[What to work on] Below is a block of records; return all of them exactly, but without the images.

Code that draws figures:
-------

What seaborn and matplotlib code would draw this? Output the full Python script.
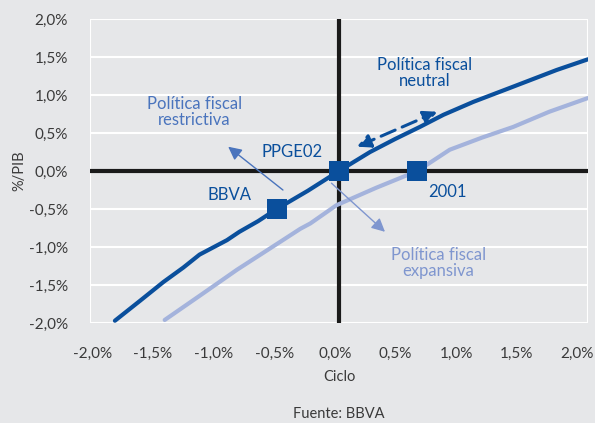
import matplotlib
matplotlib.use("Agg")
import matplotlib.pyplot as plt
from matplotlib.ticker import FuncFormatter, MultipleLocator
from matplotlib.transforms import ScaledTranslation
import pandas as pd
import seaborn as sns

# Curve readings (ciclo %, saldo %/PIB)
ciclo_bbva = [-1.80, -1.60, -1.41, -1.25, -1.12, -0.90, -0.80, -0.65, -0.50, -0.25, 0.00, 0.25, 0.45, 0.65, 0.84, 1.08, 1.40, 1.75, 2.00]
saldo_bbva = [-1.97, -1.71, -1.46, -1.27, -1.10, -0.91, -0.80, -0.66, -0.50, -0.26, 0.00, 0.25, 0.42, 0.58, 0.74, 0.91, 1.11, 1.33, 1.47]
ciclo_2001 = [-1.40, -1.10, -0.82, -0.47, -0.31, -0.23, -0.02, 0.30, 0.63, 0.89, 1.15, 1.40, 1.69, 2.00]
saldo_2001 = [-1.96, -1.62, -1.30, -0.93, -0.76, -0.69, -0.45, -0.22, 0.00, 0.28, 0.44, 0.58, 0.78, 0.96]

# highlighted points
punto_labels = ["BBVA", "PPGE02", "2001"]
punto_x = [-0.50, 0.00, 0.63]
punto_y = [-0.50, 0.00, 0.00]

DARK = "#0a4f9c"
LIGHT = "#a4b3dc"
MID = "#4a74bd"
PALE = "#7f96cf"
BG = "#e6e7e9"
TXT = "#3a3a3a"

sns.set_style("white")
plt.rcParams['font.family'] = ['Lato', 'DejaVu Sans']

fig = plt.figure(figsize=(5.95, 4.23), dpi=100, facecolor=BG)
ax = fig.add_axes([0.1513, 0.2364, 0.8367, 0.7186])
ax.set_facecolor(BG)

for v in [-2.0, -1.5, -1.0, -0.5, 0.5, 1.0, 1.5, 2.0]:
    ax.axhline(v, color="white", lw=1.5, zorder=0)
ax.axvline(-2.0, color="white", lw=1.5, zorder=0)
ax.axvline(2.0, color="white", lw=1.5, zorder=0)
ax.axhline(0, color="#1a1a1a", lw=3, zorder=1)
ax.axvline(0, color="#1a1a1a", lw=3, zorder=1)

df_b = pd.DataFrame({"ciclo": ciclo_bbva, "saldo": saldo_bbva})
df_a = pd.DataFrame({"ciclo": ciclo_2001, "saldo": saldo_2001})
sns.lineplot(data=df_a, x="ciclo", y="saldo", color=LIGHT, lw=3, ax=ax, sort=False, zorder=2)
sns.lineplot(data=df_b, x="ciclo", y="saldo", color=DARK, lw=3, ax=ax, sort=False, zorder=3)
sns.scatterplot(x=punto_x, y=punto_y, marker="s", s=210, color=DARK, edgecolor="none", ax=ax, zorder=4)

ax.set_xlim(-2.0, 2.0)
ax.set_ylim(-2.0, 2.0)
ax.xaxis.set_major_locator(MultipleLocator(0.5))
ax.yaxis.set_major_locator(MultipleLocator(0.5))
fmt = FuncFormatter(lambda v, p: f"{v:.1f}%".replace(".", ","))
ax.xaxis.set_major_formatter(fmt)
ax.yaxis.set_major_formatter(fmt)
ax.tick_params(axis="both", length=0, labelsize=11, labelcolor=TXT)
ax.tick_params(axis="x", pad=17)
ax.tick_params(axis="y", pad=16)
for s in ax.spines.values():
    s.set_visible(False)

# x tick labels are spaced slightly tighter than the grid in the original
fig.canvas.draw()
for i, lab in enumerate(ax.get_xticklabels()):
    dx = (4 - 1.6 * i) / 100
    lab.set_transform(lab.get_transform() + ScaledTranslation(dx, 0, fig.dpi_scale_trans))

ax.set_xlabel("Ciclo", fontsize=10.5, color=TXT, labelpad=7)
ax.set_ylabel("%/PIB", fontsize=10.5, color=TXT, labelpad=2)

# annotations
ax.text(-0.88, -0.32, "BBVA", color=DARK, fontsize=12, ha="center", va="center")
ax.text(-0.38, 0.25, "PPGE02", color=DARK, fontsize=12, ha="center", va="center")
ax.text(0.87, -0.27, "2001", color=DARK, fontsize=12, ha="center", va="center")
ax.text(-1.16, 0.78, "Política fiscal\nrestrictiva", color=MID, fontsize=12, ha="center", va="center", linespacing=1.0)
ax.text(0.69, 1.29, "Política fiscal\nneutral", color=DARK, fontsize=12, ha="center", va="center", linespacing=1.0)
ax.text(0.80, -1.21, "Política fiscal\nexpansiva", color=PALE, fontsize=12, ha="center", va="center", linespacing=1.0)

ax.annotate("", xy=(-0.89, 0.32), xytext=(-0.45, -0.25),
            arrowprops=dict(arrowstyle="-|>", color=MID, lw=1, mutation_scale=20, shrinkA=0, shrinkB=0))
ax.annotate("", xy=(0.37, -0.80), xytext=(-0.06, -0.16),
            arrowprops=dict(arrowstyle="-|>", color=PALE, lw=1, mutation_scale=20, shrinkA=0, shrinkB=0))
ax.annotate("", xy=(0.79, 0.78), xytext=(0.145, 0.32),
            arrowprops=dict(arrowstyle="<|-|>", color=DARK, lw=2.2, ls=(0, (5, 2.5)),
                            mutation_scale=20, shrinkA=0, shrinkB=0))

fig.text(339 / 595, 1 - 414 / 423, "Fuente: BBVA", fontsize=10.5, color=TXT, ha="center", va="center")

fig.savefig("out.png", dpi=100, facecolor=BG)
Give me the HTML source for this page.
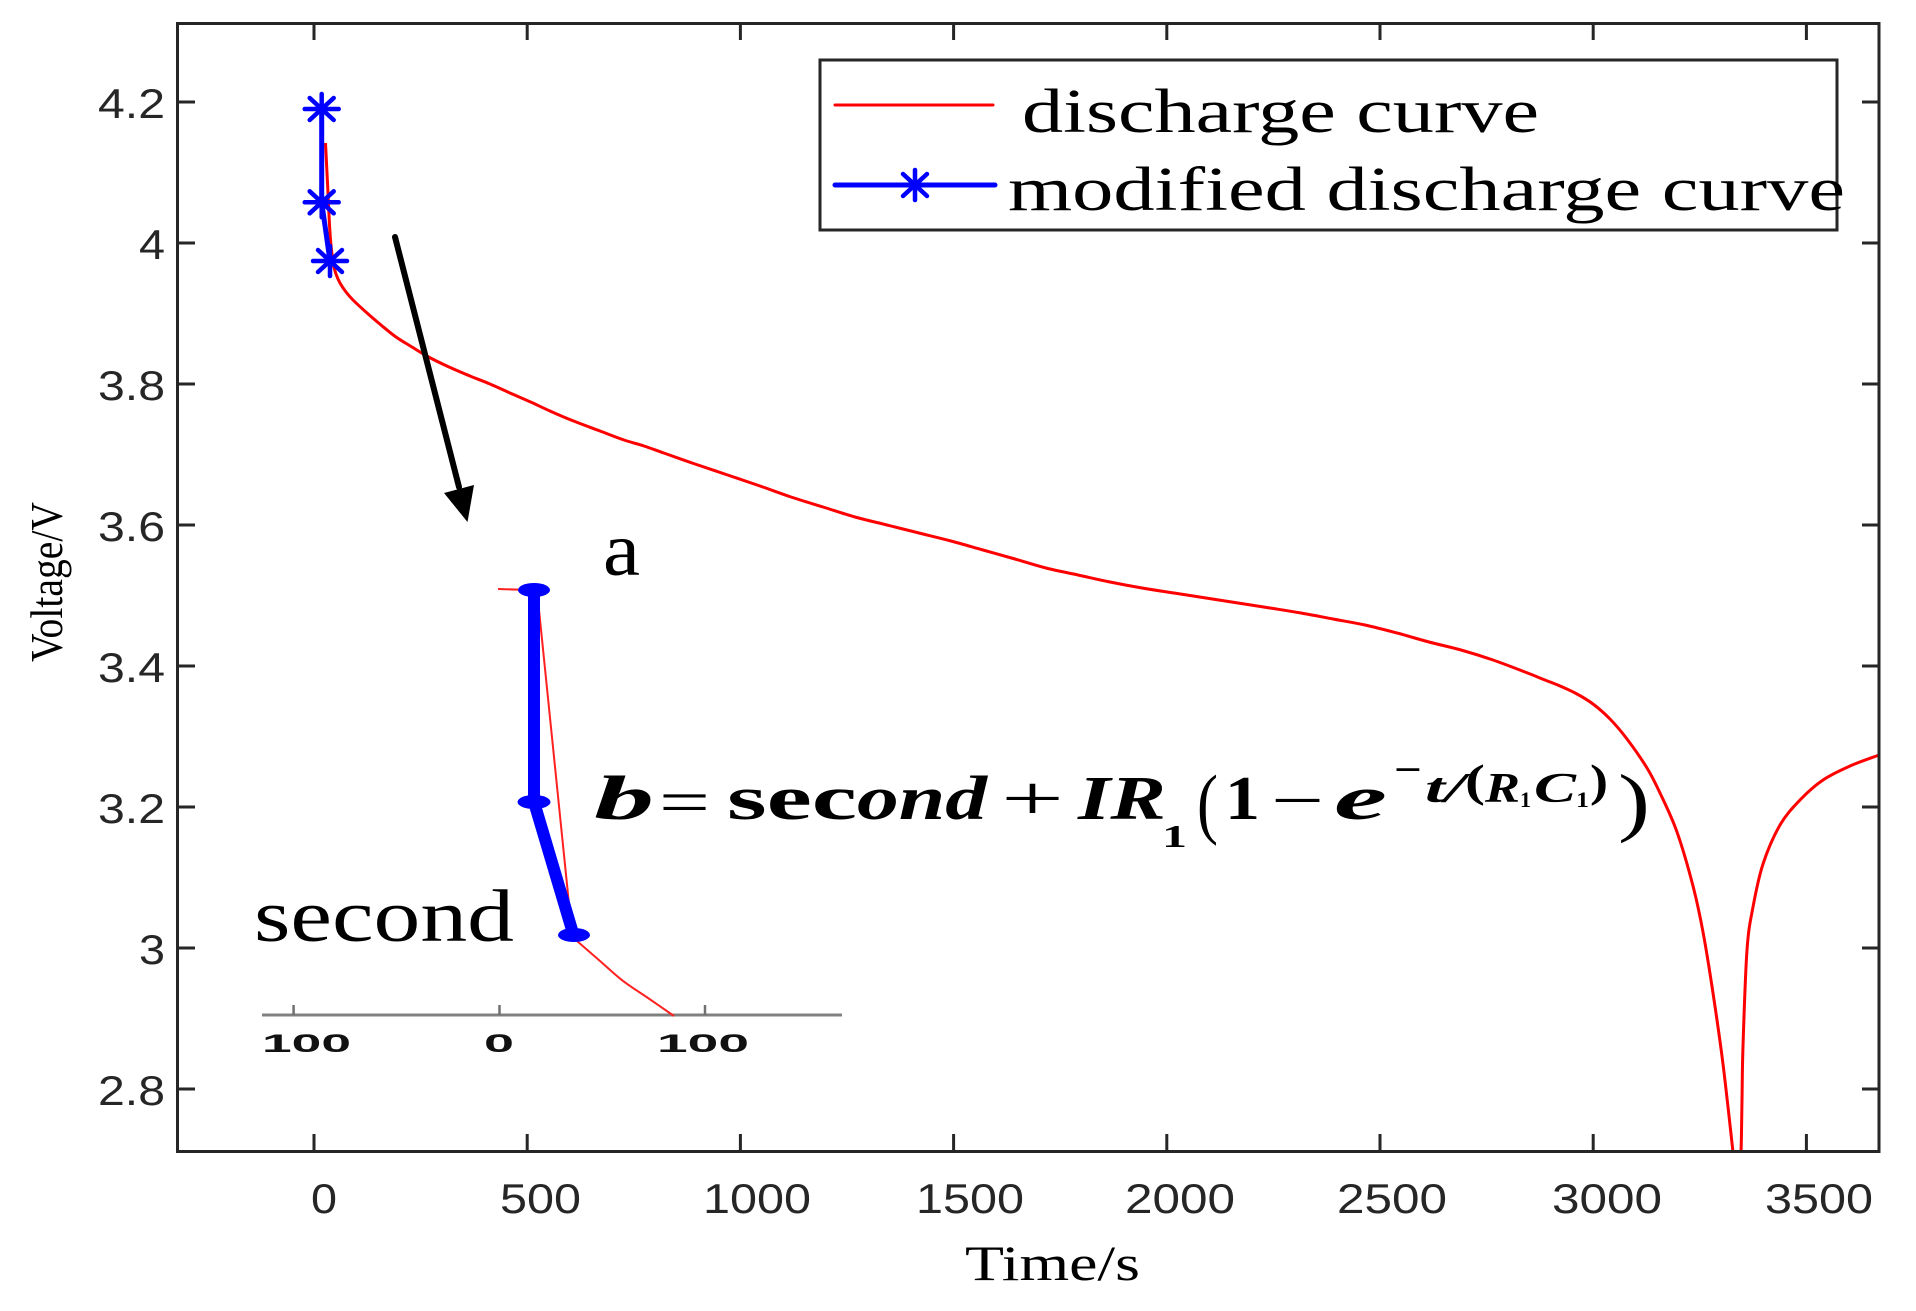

-------

[Response to the task]
What seaborn and matplotlib code would draw this? Output the full Python script.
import matplotlib
matplotlib.use("Agg")
import matplotlib.pyplot as plt
from matplotlib.ticker import FuncFormatter, MultipleLocator
from matplotlib.transforms import ScaledTranslation
import pandas as pd
import seaborn as sns

# Curve readings (ciclo %, saldo %/PIB)
ciclo_bbva = [-1.80, -1.60, -1.41, -1.25, -1.12, -0.90, -0.80, -0.65, -0.50, -0.25, 0.00, 0.25, 0.45, 0.65, 0.84, 1.08, 1.40, 1.75, 2.00]
saldo_bbva = [-1.97, -1.71, -1.46, -1.27, -1.10, -0.91, -0.80, -0.66, -0.50, -0.26, 0.00, 0.25, 0.42, 0.58, 0.74, 0.91, 1.11, 1.33, 1.47]
ciclo_2001 = [-1.40, -1.10, -0.82, -0.47, -0.31, -0.23, -0.02, 0.30, 0.63, 0.89, 1.15, 1.40, 1.69, 2.00]
saldo_2001 = [-1.96, -1.62, -1.30, -0.93, -0.76, -0.69, -0.45, -0.22, 0.00, 0.28, 0.44, 0.58, 0.78, 0.96]

# highlighted points
punto_labels = ["BBVA", "PPGE02", "2001"]
punto_x = [-0.50, 0.00, 0.63]
punto_y = [-0.50, 0.00, 0.00]

DARK = "#0a4f9c"
LIGHT = "#a4b3dc"
MID = "#4a74bd"
PALE = "#7f96cf"
BG = "#e6e7e9"
TXT = "#3a3a3a"

sns.set_style("white")
plt.rcParams['font.family'] = ['Lato', 'DejaVu Sans']

fig = plt.figure(figsize=(5.95, 4.23), dpi=100, facecolor=BG)
ax = fig.add_axes([0.1513, 0.2364, 0.8367, 0.7186])
ax.set_facecolor(BG)

for v in [-2.0, -1.5, -1.0, -0.5, 0.5, 1.0, 1.5, 2.0]:
    ax.axhline(v, color="white", lw=1.5, zorder=0)
ax.axvline(-2.0, color="white", lw=1.5, zorder=0)
ax.axvline(2.0, color="white", lw=1.5, zorder=0)
ax.axhline(0, color="#1a1a1a", lw=3, zorder=1)
ax.axvline(0, color="#1a1a1a", lw=3, zorder=1)

df_b = pd.DataFrame({"ciclo": ciclo_bbva, "saldo": saldo_bbva})
df_a = pd.DataFrame({"ciclo": ciclo_2001, "saldo": saldo_2001})
sns.lineplot(data=df_a, x="ciclo", y="saldo", color=LIGHT, lw=3, ax=ax, sort=False, zorder=2)
sns.lineplot(data=df_b, x="ciclo", y="saldo", color=DARK, lw=3, ax=ax, sort=False, zorder=3)
sns.scatterplot(x=punto_x, y=punto_y, marker="s", s=210, color=DARK, edgecolor="none", ax=ax, zorder=4)

ax.set_xlim(-2.0, 2.0)
ax.set_ylim(-2.0, 2.0)
ax.xaxis.set_major_locator(MultipleLocator(0.5))
ax.yaxis.set_major_locator(MultipleLocator(0.5))
fmt = FuncFormatter(lambda v, p: f"{v:.1f}%".replace(".", ","))
ax.xaxis.set_major_formatter(fmt)
ax.yaxis.set_major_formatter(fmt)
ax.tick_params(axis="both", length=0, labelsize=11, labelcolor=TXT)
ax.tick_params(axis="x", pad=17)
ax.tick_params(axis="y", pad=16)
for s in ax.spines.values():
    s.set_visible(False)

# x tick labels are spaced slightly tighter than the grid in the original
fig.canvas.draw()
for i, lab in enumerate(ax.get_xticklabels()):
    dx = (4 - 1.6 * i) / 100
    lab.set_transform(lab.get_transform() + ScaledTranslation(dx, 0, fig.dpi_scale_trans))

ax.set_xlabel("Ciclo", fontsize=10.5, color=TXT, labelpad=7)
ax.set_ylabel("%/PIB", fontsize=10.5, color=TXT, labelpad=2)

# annotations
ax.text(-0.88, -0.32, "BBVA", color=DARK, fontsize=12, ha="center", va="center")
ax.text(-0.38, 0.25, "PPGE02", color=DARK, fontsize=12, ha="center", va="center")
ax.text(0.87, -0.27, "2001", color=DARK, fontsize=12, ha="center", va="center")
ax.text(-1.16, 0.78, "Política fiscal\nrestrictiva", color=MID, fontsize=12, ha="center", va="center", linespacing=1.0)
ax.text(0.69, 1.29, "Política fiscal\nneutral", color=DARK, fontsize=12, ha="center", va="center", linespacing=1.0)
ax.text(0.80, -1.21, "Política fiscal\nexpansiva", color=PALE, fontsize=12, ha="center", va="center", linespacing=1.0)

ax.annotate("", xy=(-0.89, 0.32), xytext=(-0.45, -0.25),
            arrowprops=dict(arrowstyle="-|>", color=MID, lw=1, mutation_scale=20, shrinkA=0, shrinkB=0))
ax.annotate("", xy=(0.37, -0.80), xytext=(-0.06, -0.16),
            arrowprops=dict(arrowstyle="-|>", color=PALE, lw=1, mutation_scale=20, shrinkA=0, shrinkB=0))
ax.annotate("", xy=(0.79, 0.78), xytext=(0.145, 0.32),
            arrowprops=dict(arrowstyle="<|-|>", color=DARK, lw=2.2, ls=(0, (5, 2.5)),
                            mutation_scale=20, shrinkA=0, shrinkB=0))

fig.text(339 / 595, 1 - 414 / 423, "Fuente: BBVA", fontsize=10.5, color=TXT, ha="center", va="center")

fig.savefig("out.png", dpi=100, facecolor=BG)
Give me the HTML source for this page.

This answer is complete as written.